WHAT THE EXERCISE ASKS: Return the listing below unchanged, minus its pictures.

RECORDED DATA:
^^^^^^^^^^^^^^^^
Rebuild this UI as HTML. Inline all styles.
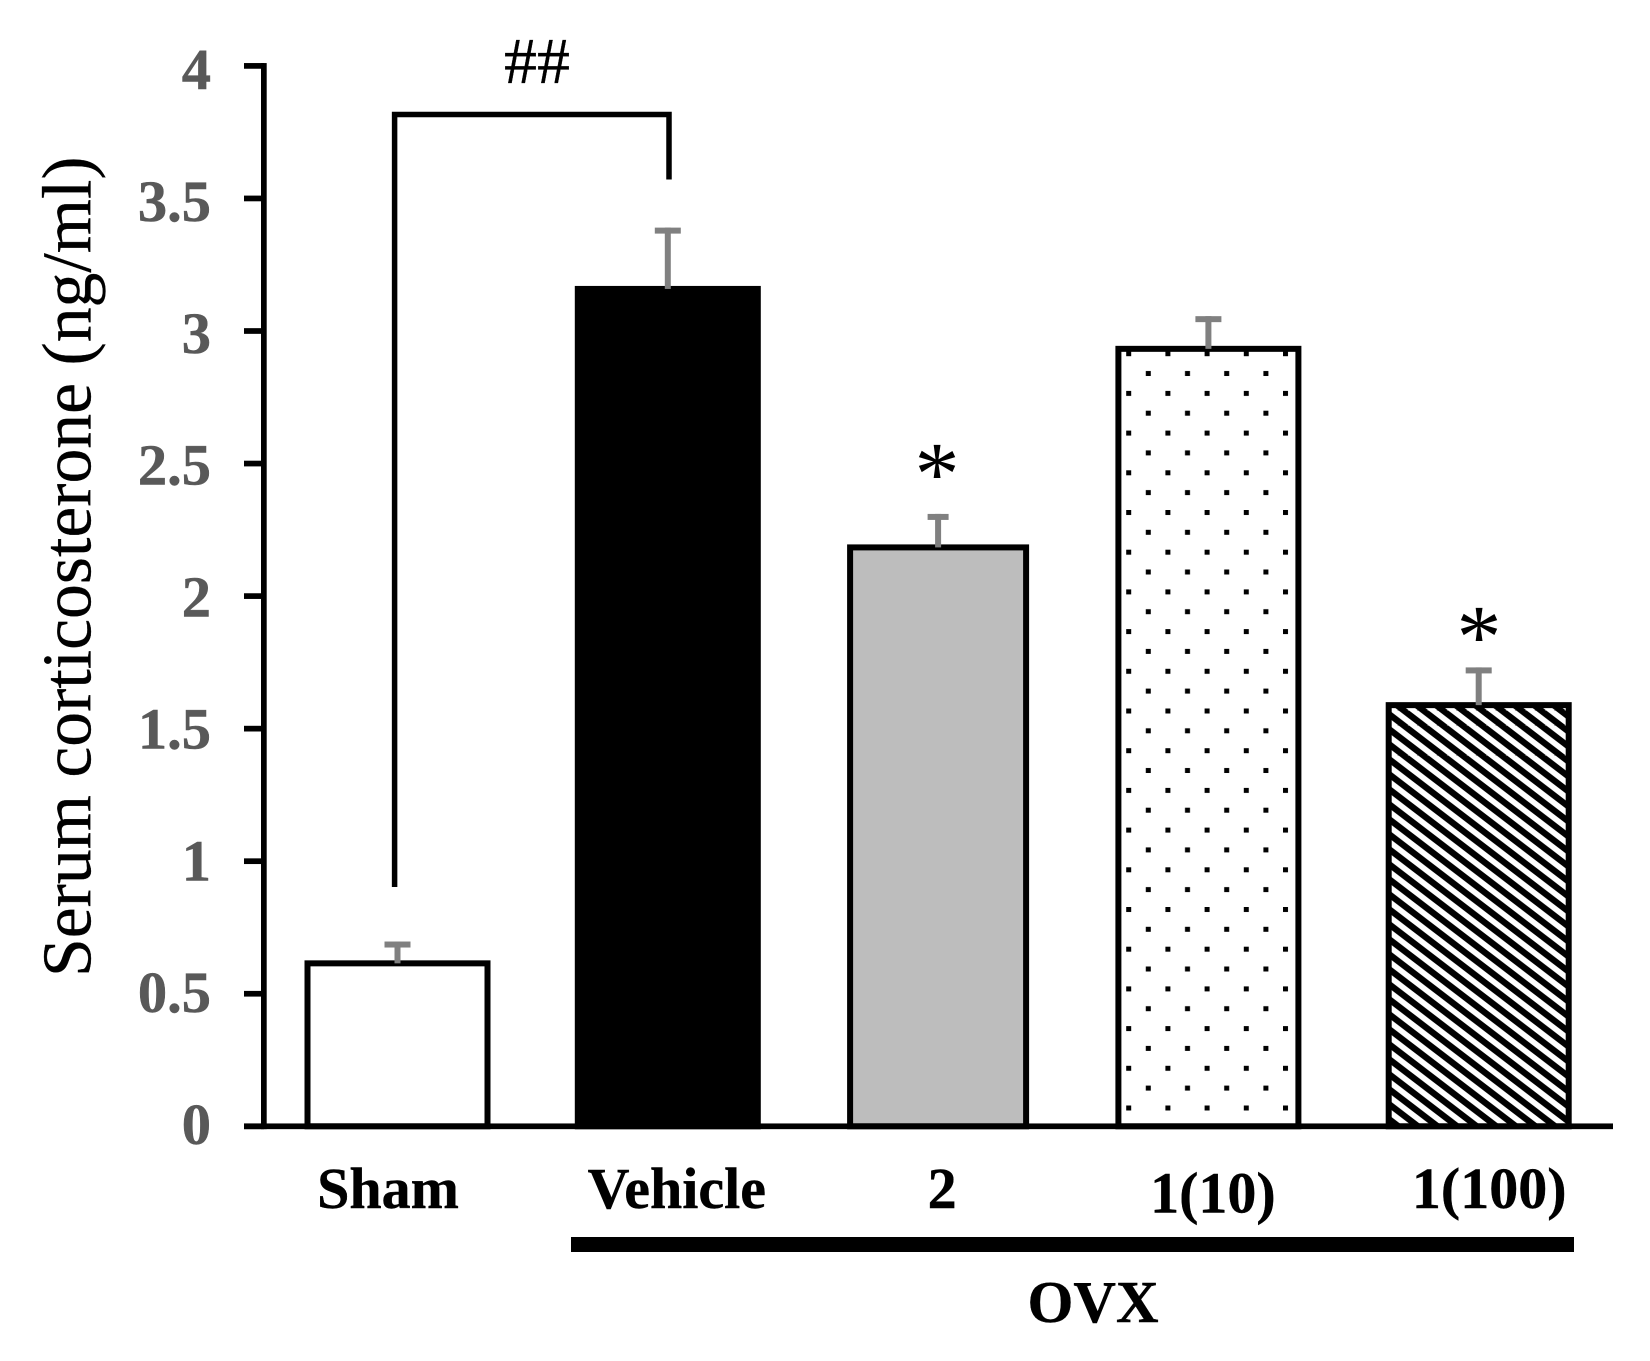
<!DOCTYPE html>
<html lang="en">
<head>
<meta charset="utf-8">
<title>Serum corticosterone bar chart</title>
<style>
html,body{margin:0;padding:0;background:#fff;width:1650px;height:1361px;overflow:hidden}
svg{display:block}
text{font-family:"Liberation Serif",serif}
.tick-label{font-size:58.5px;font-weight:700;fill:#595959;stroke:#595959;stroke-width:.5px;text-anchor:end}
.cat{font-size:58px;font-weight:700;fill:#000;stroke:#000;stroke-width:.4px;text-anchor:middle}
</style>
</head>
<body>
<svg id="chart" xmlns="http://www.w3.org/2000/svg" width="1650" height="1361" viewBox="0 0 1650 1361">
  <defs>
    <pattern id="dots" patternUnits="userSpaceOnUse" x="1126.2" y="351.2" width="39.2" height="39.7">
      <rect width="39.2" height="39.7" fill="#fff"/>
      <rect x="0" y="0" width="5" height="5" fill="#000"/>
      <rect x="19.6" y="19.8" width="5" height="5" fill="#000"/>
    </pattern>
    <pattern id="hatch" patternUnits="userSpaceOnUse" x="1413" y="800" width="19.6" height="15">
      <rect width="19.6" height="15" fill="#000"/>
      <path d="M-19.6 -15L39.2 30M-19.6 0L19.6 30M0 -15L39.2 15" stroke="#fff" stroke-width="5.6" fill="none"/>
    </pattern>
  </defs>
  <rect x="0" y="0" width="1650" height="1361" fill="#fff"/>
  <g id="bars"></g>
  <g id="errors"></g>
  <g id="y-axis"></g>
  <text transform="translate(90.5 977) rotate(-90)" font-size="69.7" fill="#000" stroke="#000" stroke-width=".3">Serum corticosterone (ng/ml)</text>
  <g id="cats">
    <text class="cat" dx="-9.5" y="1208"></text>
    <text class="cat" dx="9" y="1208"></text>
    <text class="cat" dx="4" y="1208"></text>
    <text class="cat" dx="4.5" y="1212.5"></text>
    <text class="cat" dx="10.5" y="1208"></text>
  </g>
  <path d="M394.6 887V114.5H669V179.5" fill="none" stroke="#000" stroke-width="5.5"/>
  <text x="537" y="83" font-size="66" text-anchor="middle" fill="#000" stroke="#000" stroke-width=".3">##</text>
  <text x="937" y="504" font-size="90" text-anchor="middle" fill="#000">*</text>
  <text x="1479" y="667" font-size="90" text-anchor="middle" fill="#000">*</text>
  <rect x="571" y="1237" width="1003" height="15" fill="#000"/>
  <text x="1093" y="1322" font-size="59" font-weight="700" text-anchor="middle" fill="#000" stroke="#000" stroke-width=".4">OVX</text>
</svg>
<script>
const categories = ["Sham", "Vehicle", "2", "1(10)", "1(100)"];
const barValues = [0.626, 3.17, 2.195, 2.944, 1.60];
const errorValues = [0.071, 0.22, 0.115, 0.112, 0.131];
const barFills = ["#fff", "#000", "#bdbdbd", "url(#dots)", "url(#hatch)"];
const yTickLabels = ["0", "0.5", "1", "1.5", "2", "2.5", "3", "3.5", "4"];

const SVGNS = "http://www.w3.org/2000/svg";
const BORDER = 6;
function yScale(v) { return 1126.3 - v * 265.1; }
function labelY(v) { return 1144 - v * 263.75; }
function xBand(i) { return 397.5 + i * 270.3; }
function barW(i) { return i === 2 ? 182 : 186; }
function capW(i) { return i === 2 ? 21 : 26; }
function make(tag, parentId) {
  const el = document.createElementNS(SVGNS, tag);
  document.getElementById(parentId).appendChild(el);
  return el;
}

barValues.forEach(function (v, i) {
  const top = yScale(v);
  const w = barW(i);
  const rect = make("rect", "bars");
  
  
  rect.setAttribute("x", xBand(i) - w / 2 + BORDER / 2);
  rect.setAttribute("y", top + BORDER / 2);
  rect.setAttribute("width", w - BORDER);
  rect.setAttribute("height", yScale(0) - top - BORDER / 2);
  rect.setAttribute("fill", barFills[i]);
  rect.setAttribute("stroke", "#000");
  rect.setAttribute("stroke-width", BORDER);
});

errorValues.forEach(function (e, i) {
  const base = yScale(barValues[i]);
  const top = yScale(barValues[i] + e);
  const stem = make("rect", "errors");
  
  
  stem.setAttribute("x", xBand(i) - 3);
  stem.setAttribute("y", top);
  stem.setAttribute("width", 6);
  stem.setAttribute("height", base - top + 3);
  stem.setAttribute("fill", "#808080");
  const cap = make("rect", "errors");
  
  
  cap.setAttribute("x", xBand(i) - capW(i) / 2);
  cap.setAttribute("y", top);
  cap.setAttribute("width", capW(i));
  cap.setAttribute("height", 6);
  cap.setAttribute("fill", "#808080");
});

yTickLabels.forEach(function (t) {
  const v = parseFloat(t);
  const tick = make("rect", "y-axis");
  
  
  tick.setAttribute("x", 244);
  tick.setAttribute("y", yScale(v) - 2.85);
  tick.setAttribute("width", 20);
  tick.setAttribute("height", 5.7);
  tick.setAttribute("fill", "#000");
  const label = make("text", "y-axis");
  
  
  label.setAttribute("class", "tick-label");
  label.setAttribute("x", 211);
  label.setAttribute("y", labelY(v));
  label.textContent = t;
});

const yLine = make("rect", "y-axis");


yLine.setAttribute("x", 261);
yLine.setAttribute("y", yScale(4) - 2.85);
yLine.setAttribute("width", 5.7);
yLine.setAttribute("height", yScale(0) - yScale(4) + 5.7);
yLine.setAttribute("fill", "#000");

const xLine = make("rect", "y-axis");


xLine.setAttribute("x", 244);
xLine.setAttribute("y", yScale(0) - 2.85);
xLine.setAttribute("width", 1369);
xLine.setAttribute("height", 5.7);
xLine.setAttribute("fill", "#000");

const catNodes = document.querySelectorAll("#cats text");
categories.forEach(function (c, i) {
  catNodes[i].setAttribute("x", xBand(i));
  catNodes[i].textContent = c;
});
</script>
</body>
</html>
^^^^^^^^^^^^^^^^
SOLUTION TO THIS PROBLEM:
Rebuild this UI as HTML. Inline all styles.
<!DOCTYPE html>
<html lang="en">
<head>
<meta charset="utf-8">
<title>Serum corticosterone bar chart</title>
<style>
html,body{margin:0;padding:0;background:#fff;width:1650px;height:1361px;overflow:hidden}
svg{display:block}
text{font-family:"Liberation Serif",serif}
.tick-label{font-size:58.5px;font-weight:700;fill:#595959;stroke:#595959;stroke-width:.5px;text-anchor:end}
.cat{font-size:58px;font-weight:700;fill:#000;stroke:#000;stroke-width:.4px;text-anchor:middle}
</style>
</head>
<body>
<svg id="chart" xmlns="http://www.w3.org/2000/svg" width="1650" height="1361" viewBox="0 0 1650 1361">
  <defs>
    <pattern id="dots" patternUnits="userSpaceOnUse" x="1126.2" y="351.2" width="39.2" height="39.7">
      <rect width="39.2" height="39.7" fill="#fff"/>
      <rect x="0" y="0" width="5" height="5" fill="#000"/>
      <rect x="19.6" y="19.8" width="5" height="5" fill="#000"/>
    </pattern>
    <pattern id="hatch" patternUnits="userSpaceOnUse" x="1413" y="800" width="19.6" height="15">
      <rect width="19.6" height="15" fill="#000"/>
      <path d="M-19.6 -15L39.2 30M-19.6 0L19.6 30M0 -15L39.2 15" stroke="#fff" stroke-width="5.6" fill="none"/>
    </pattern>
  </defs>
  <rect x="0" y="0" width="1650" height="1361" fill="#fff"/>
  <g id="bars"></g>
  <g id="errors"></g>
  <g id="y-axis"></g>
  <text transform="translate(90.5 977) rotate(-90)" font-size="69.7" fill="#000" stroke="#000" stroke-width=".3">Serum corticosterone (ng/ml)</text>
  <g id="cats">
    <text class="cat" dx="-9.5" y="1208"></text>
    <text class="cat" dx="9" y="1208"></text>
    <text class="cat" dx="4" y="1208"></text>
    <text class="cat" dx="4.5" y="1212.5"></text>
    <text class="cat" dx="10.5" y="1208"></text>
  </g>
  <path d="M394.6 887V114.5H669V179.5" fill="none" stroke="#000" stroke-width="5.5"/>
  <text x="537" y="83" font-size="66" text-anchor="middle" fill="#000" stroke="#000" stroke-width=".3">##</text>
  <text x="937" y="504" font-size="90" text-anchor="middle" fill="#000">*</text>
  <text x="1479" y="667" font-size="90" text-anchor="middle" fill="#000">*</text>
  <rect x="571" y="1237" width="1003" height="15" fill="#000"/>
  <text x="1093" y="1322" font-size="59" font-weight="700" text-anchor="middle" fill="#000" stroke="#000" stroke-width=".4">OVX</text>
</svg>
<script>
const categories = ["Sham", "Vehicle", "2", "1(10)", "1(100)"];
const barValues = [0.626, 3.17, 2.195, 2.944, 1.60];
const errorValues = [0.071, 0.22, 0.115, 0.112, 0.131];
const barFills = ["#fff", "#000", "#bdbdbd", "url(#dots)", "url(#hatch)"];
const yTickLabels = ["0", "0.5", "1", "1.5", "2", "2.5", "3", "3.5", "4"];

const SVGNS = "http://www.w3.org/2000/svg";
const BORDER = 6;
function yScale(v) { return 1126.3 - v * 265.1; }
function labelY(v) { return 1144 - v * 263.75; }
function xBand(i) { return 397.5 + i * 270.3; }
function barW(i) { return i === 2 ? 182 : 186; }
function capW(i) { return i === 2 ? 21 : 26; }
function make(tag, parentId) {
  const el = document.createElementNS(SVGNS, tag);
  document.getElementById(parentId).appendChild(el);
  return el;
}

barValues.forEach(function (v, i) {
  const top = yScale(v);
  const w = barW(i);
  const rect = make("rect", "bars");
  
  
  rect.setAttribute("x", xBand(i) - w / 2 + BORDER / 2);
  rect.setAttribute("y", top + BORDER / 2);
  rect.setAttribute("width", w - BORDER);
  rect.setAttribute("height", yScale(0) - top - BORDER / 2);
  rect.setAttribute("fill", barFills[i]);
  rect.setAttribute("stroke", "#000");
  rect.setAttribute("stroke-width", BORDER);
});

errorValues.forEach(function (e, i) {
  const base = yScale(barValues[i]);
  const top = yScale(barValues[i] + e);
  const stem = make("rect", "errors");
  
  
  stem.setAttribute("x", xBand(i) - 3);
  stem.setAttribute("y", top);
  stem.setAttribute("width", 6);
  stem.setAttribute("height", base - top + 3);
  stem.setAttribute("fill", "#808080");
  const cap = make("rect", "errors");
  
  
  cap.setAttribute("x", xBand(i) - capW(i) / 2);
  cap.setAttribute("y", top);
  cap.setAttribute("width", capW(i));
  cap.setAttribute("height", 6);
  cap.setAttribute("fill", "#808080");
});

yTickLabels.forEach(function (t) {
  const v = parseFloat(t);
  const tick = make("rect", "y-axis");
  
  
  tick.setAttribute("x", 244);
  tick.setAttribute("y", yScale(v) - 2.85);
  tick.setAttribute("width", 20);
  tick.setAttribute("height", 5.7);
  tick.setAttribute("fill", "#000");
  const label = make("text", "y-axis");
  
  
  label.setAttribute("class", "tick-label");
  label.setAttribute("x", 211);
  label.setAttribute("y", labelY(v));
  label.textContent = t;
});

const yLine = make("rect", "y-axis");


yLine.setAttribute("x", 261);
yLine.setAttribute("y", yScale(4) - 2.85);
yLine.setAttribute("width", 5.7);
yLine.setAttribute("height", yScale(0) - yScale(4) + 5.7);
yLine.setAttribute("fill", "#000");

const xLine = make("rect", "y-axis");


xLine.setAttribute("x", 244);
xLine.setAttribute("y", yScale(0) - 2.85);
xLine.setAttribute("width", 1369);
xLine.setAttribute("height", 5.7);
xLine.setAttribute("fill", "#000");

const catNodes = document.querySelectorAll("#cats text");
categories.forEach(function (c, i) {
  catNodes[i].setAttribute("x", xBand(i));
  catNodes[i].textContent = c;
});
</script>
</body>
</html>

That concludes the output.